"Us" e os Papéis Sociais



Esse texto não tem spoilers.

Hollywood vem aos poucos descobrindo que o protagonismo negro é rentável. O sucesso do próprio predecessor deste filme, Corra (2017), vem ensinando aos cartolas gringos que a pele e as histórias pretas protagonizam lucro a indústria da arte e do entretenimento.

Se antes "restritos" (estenda essas aspas ao infinito) ao rap e outras formas de atuação musical, a negritude vem impondo seu espaço com bom dinheiro, arrebatando multidões para a surpresa dos desavisados que achavam que poderiam manter uma hegemonia eurocêntrica que representa tão pouco no universo artístico que, porque não, deve ser visto como uma forma de registro do pensamento humano e das diversas facetas da nossa sociedade.

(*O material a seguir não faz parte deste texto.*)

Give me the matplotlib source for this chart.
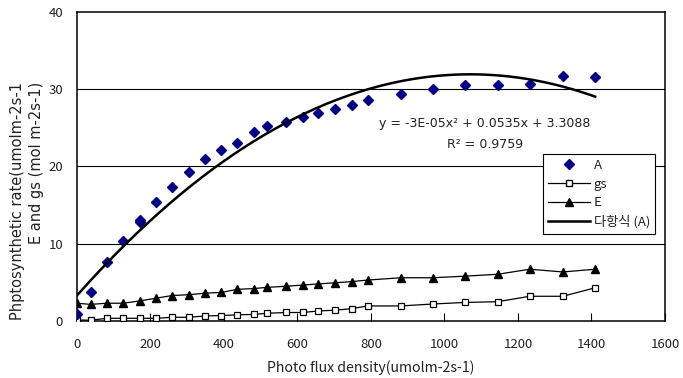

Dentro desse contexto é que surge Jordan Peele numa inusitada carreira como diretor de terror. O artista que vem do humor fez o que já se fazia desde que o gênero nasceu: usar o terror para fazer caricaturas das relações sociais que são atravessadas pela ansiedade que gera o medo. E o que mais aterrorizante do que a vida e a trajetória do povo negro em conflito com a sociedade que o nega, exclui e até mesmo mata?

Monstros são caricaturas de nossos anseios,

e portanto o gênero do terror acolhe muito bem alegorias sociais de uma forma que nos consegue ao mesmo tempo nos divertir e numa segunda camada de aprofundamento pensar sobre a realidade. Mas só se você quiser, é claro.

A narrativa nos faz confrontar um monstro que é igual a nós, que é espelho, mas que passa por angústias que não passamos e busca uma vingança contra esse status quo que faz com que haja um mundo onde um grupo de privilegiados viva a luz do sol enquanto essas imagens espelhadas mimetizem esses privilégios em calabouços enquanto sobrevivem de forma aterrorizante.

O filme leva o espectador a se perguntar o que aconteceria se essas imagens refletidas de nós que tiveram menos privilégios se revoltassem contra a sociedade, clamando até mesmo de forma violenta por esse lugar que ocupamos?

Além da crítica classista, Peele também num terceiro plano nos traz a visão da família negra de classe média "bem-sucedida" que lida com os anseios criados pela sociedade como a busca impulsiva pelo sucesso através de bens de consumo quando comparados a outras famílias mais privilegiadas.

A certa altura do longa, os personagens discutem sobre a casa, o carro e o barco da família branca com a qual eles têm amizade, e apesar de não deixar isso claro (ao menos na minha opinião) nos faz pensar se isso também não é um reflexo do racismo sistêmico da nossa sociedade.

Sobre máscaras e a usurpação de papéis sociais.

Além da grande alegoria sobre essas imagens espelhadas de nós que vivem em angústia pela falta de acesso aos privilégios, o filme também faz todo um paralelo estético às máscaras que vestimos em sociedade quando percebemos que a mãe desta família representada por Lupita Nyong'o por diversas vezes cede ao se colocar em situações de convívio social contra sua vontade e até mesmo enfrentando traumas de infância, apenas para não ter que lidar com a pressão social de romper com esses papeis estabelecidos.

Aliás, o personagem dela faz esse tipo de alegoria diversas vezes ao longo da trama, e de forma até mesmo mais clara e alusiva quando pensamos nesses papéis sociais e a nossa atuação como membros funcionais de uma sociedade nos levando a perguntar se o que nos define é o a eventualidade que nos colocou nesse papel social, ou o papel social que ocupamos.

Sobre a cinematografia do longa,

penso que o filme tem uma fotografia muito bonita e, claro, cheia de referências aos clássicos do terror. Algumas são obvias e outras mais discretas, no entanto, o clima do primeiro ato me prendeu na cadeira. Até aí a mitologia sendo criada me agradou bastante.

Porém, o contato com os "outros", "clones", "imagens espelhos" ou "sombras" foi, para mim, muito literal. Penso ainda que o clímax não precisava ter a proporção que o filme apresentou e nem se explicar tanto, além dele se diferir muito do teor intimista e mais "psicológico" que o inicio do filme propunha.

Mesmo que poucas respostas conclusivas tenham sido dadas sobre a mitologia dessa narrativa, eu ainda penso que Peele além de explicar demais ainda explicou aspectos que talvez fossem pouco interessantes, nos deixando mais preocupados com as consequências do que ocorreu no clímax da história do que em explorar de forma horizontal a natureza dos eventos que aconteceram no filme.